こんにちは、中学受験ドクターのY. K.です。
突然ですが、ときどき生徒さんに聞かれることがあります。
「先生は何算が好きなの?」
私の答えはいつも同じです。
「速さと立体切断だよ。」
生徒さんの答えもおおよそ同じです。
「え~やだ~。」
残念ながら速さと立体切断はどちらも嫌われやすい単元です。問題の状況が想像し辛いからです。では、想像できないものは解くことができないのでしょうか。
今回は私の好きな「速さ」について、得意になってもらえるようなお話をしていきます。
~旅人算はなぜ難しい?~
速さ、旅人算の単元が難しいのは当然です。問題文の中で行ったり来たりするA君やB君を実際に動かして考えることができないからです。だからこそ、紙の上で動きを表現する方法をしっかり決めて、毎回丁寧に整理することが重要なのです。
~簡単なうちにこそ線分図を~
速さの条件整理をするのに使われる方法は大きく分けて2つ、線分図かダイヤグラムですが、私のおすすめは線分図です。ダイヤグラムは一部問題では非常に有効ですが、概形を誤ってしまうとその問題は解けなくなってしまいます。そしてこの線分図、簡単な問題のうちに練習しておくことが大切です。いきなり難しいものを描こうとしてもうまくいきません。
~線分図の描き方~
線分図の基本形は以下の形です。
このときに注意していただきたいのは、「全ての数字に単位をつけること」です。速さの単元は単位との闘いでもあります。単位を軽視していては速さマスターにはなれません。
~練習してほしい線分図~
ここで練習していただきたいのは、「描かなくても問題が解ける」線分図のことです。
このレベルからの積み重ねによって、条件が複雑なものへの対応力が身につきます。
また、○や△は「同じ時刻での位置」を表します(同時刻マーク)。距離の和や差に注目するために必要なものです。
~線分図の最終形~
では、入試レベルの線分図とはどのようなものでしょうか。
[5] 下の図のように,山のふもとにA町とB町があります。豊子さんはA町を,花子さんはB町を同時に出発し,山頂とB町の間にあるC地点で初めて出会いました。その後,豊子さんがB町に着くのと花子さんが初めて山頂に着くのは同時でした。2人とも,それぞれの町から山頂へは分速100mの一定の速さで進み,山頂からそれぞれの町へは分速150mの一定の速さで進みます。このとき,次の各問いに答えなさい。

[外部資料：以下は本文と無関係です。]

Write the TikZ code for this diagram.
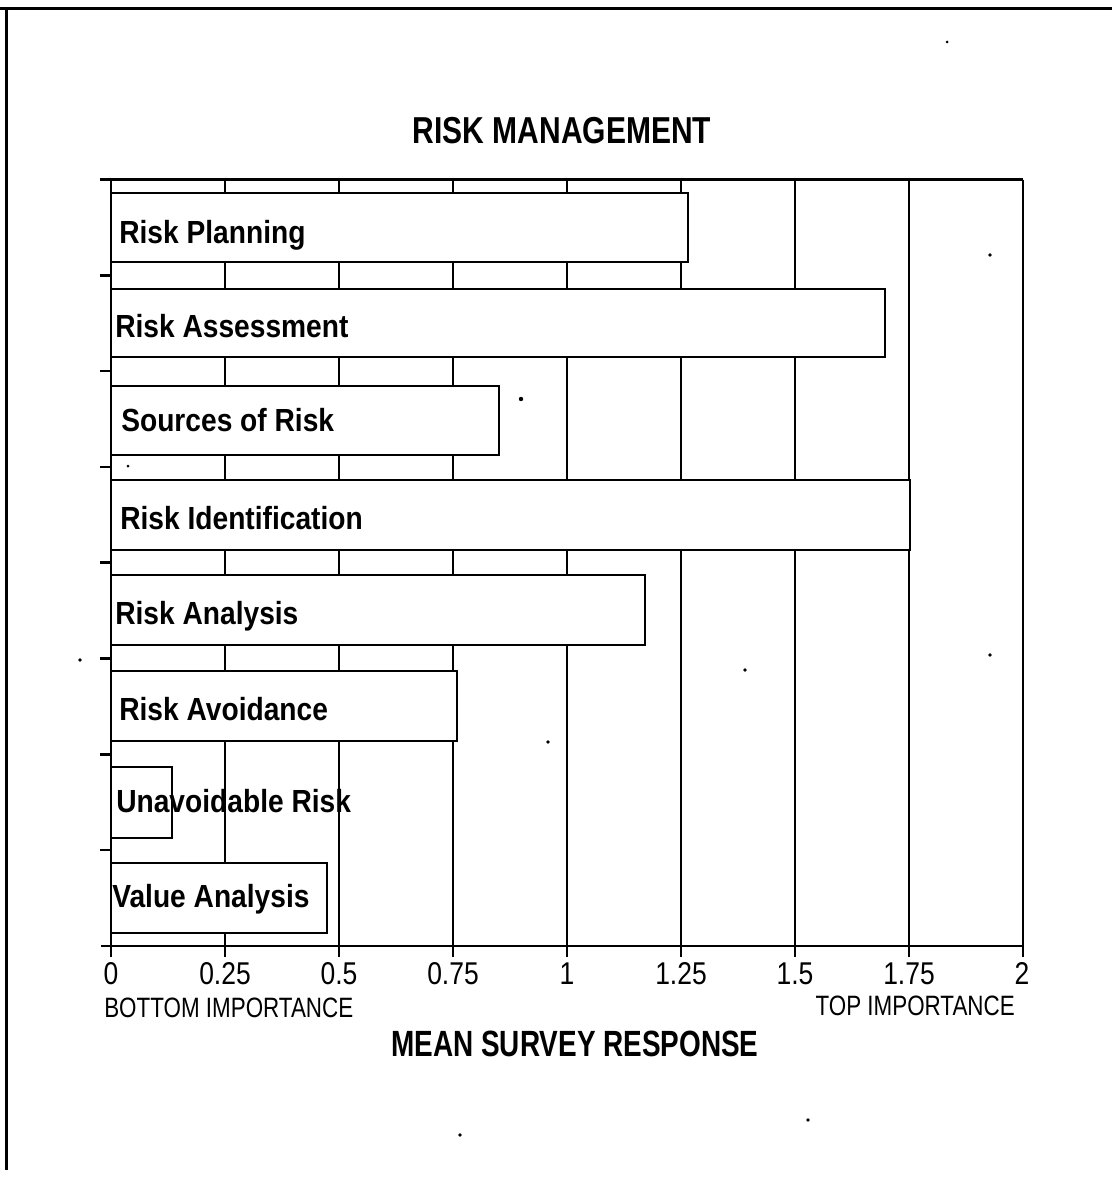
\documentclass[tikz,border=0pt]{standalone}
\usepackage{fontspec}
\setmainfont{Liberation Sans}
\newfontfamily\headfont[FakeStretch=0.80]{Liberation Sans}
\newfontfamily\xheadfont[FakeStretch=0.765]{Liberation Sans}
\newfontfamily\barfont[FakeStretch=0.88]{Liberation Sans}
\newfontfamily\tickfont[FakeStretch=0.84]{Liberation Sans}
\newfontfamily\notefont[FakeStretch=0.80]{Liberation Sans}
\begin{document}
\begin{tikzpicture}[x=1pt,y=-1pt,line width=2.6pt,
  barbox/.style={draw=black,fill=white,line width=2.6pt},
  barlabel/.style={anchor=base west,inner sep=0pt,font=\barfont\bfseries\fontsize{32}{36}\selectfont},
  ticklabel/.style={anchor=base,inner sep=0pt,font=\tickfont\fontsize{31.5}{36}\selectfont},
  notelabel/.style={inner sep=0pt,font=\notefont\fontsize{28}{32}\selectfont},
  headlabel/.style={anchor=base,inner sep=0pt,font=\headfont\bfseries\fontsize{37.5}{42}\selectfont},
  speck/.style={fill=black,draw=none}]
\useasboundingbox (0,0) rectangle (1112,1180);
% outer frame (top and left edges)
\draw[line width=3pt] (0,9) -- (1112,9);
\draw[line width=3pt] (6,9) -- (6,1170);
% title
\node[headlabel] (title) at (562,143) {RISK MANAGEMENT};
% vertical grid lines and x ticks
\foreach \i in {0,...,8} \draw (111+114*\i,179.5) -- (111+114*\i,957);
% top and bottom lines
\draw (100,179.5) -- (1023,179.5);
\draw (101,946) -- (1023,946);
% left ticks
\foreach \k in {1,...,7} \draw (100,179.5+95.8*\k) -- (111,179.5+95.8*\k);
% bars
\draw[barbox] (111,193) rectangle (688,262);
\draw[barbox] (111,289) rectangle (885,357);
\draw[barbox] (111,386) rectangle (499,455);
\draw[barbox] (111,480) rectangle (910,550);
\draw[barbox] (111,575) rectangle (645,645);
\draw[barbox] (111,671) rectangle (457,741);
\draw[barbox] (111,767) rectangle (172,838);
\draw[barbox] (111,863) rectangle (327,933);
% bar labels
\node[barlabel] (l1) at (118,243) {Risk Planning};
\node[barlabel] (l2) at (114,337) {Risk Assessment};
\node[barlabel] (l3) at (120,431) {Sources of Risk};
\node[barlabel] (l4) at (119,529) {Risk Identification};
\node[barlabel] (l5) at (114,624) {Risk Analysis};
\node[barlabel] (l6) at (118,720) {Risk Avoidance};
\node[barlabel] (l7) at (115,812) {Unavoidable Risk};
\node[barlabel] (l8) at (111,907) {Value Analysis};
% tick labels
\node[ticklabel] (t0) at (111,984) {0};
\node[ticklabel] (t1) at (225,984) {0.25};
\node[ticklabel] (t2) at (339,984) {0.5};
\node[ticklabel] (t3) at (453,984) {0.75};
\node[ticklabel] (t4) at (567,984) {1};
\node[ticklabel] (t5) at (681,984) {1.25};
\node[ticklabel] (t6) at (795,984) {1.5};
\node[ticklabel] (t7) at (909,984) {1.75};
\node[ticklabel] (t8) at (1022,984) {2};
% axis notes
\node[notelabel,anchor=base west] (bot) at (103,1017) {BOTTOM IMPORTANCE};
\node[notelabel,anchor=base east] (top) at (1016,1015) {TOP IMPORTANCE};
\node[headlabel,font=\xheadfont\bfseries\fontsize{36.5}{42}\selectfont] (xlab) at (575,1056) {MEAN SURVEY RESPONSE};
% scan specks
\fill[speck] (947,42) circle (1.5);
\fill[speck] (521,399) circle (2.2);
\fill[speck] (990,255) circle (1.8);
\fill[speck] (128,466) circle (1.5);
\fill[speck] (990,655) circle (1.8);
\fill[speck] (745,670) circle (1.8);
\fill[speck] (548,742) circle (1.8);
\fill[speck] (80,660) circle (1.8);
\fill[speck] (808,1120) circle (1.8);
\fill[speck] (460,1135) circle (1.8);
\end{tikzpicture}
\end{document}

(1) 山頂からC地点までの道のりとC地点からB町までの道のりの比を求めなさい。
(2) 花子さんは,豊子さんがB町に着いた10分後にA町に着きました。
① 山頂からB町までの道のりは,山頂からA町までの道のりよりも何m長いですか。
② 2人は,それぞれの町に着くとすぐに折り返し,2回目も山頂とB町の間にあるD地点で出会いました。このとき,山頂からD地点までの道のりは何mですか。
(平成28年度 豊島岡女子学園中学校 1回)
この場では詳細な解説は控えますが、この問題の線分図は次のようになります。
ここまで描ければ、線分図の腕は一人前ですね。
~旅人算を○にするまとめ~
① 条件を線分図にまとめる。
② 線分図は簡単な問題のうちから練習する。
③ 線分図には、単位・同時刻マークを忘れない。
普段通われている塾の先生によってはダイヤグラムをよく使ったり、問題によっては式で整理する方が楽であったりということはあります。どの形式であっても大切なことは、「問題文を決まった形にまとめる」ことです。最初から上手に線分図を描けるお子様はいません。まずは「描いてみよう」とする姿勢を評価してあげてください。
最後までお読みいただき、ありがとうございました。また次回お会いしましょう。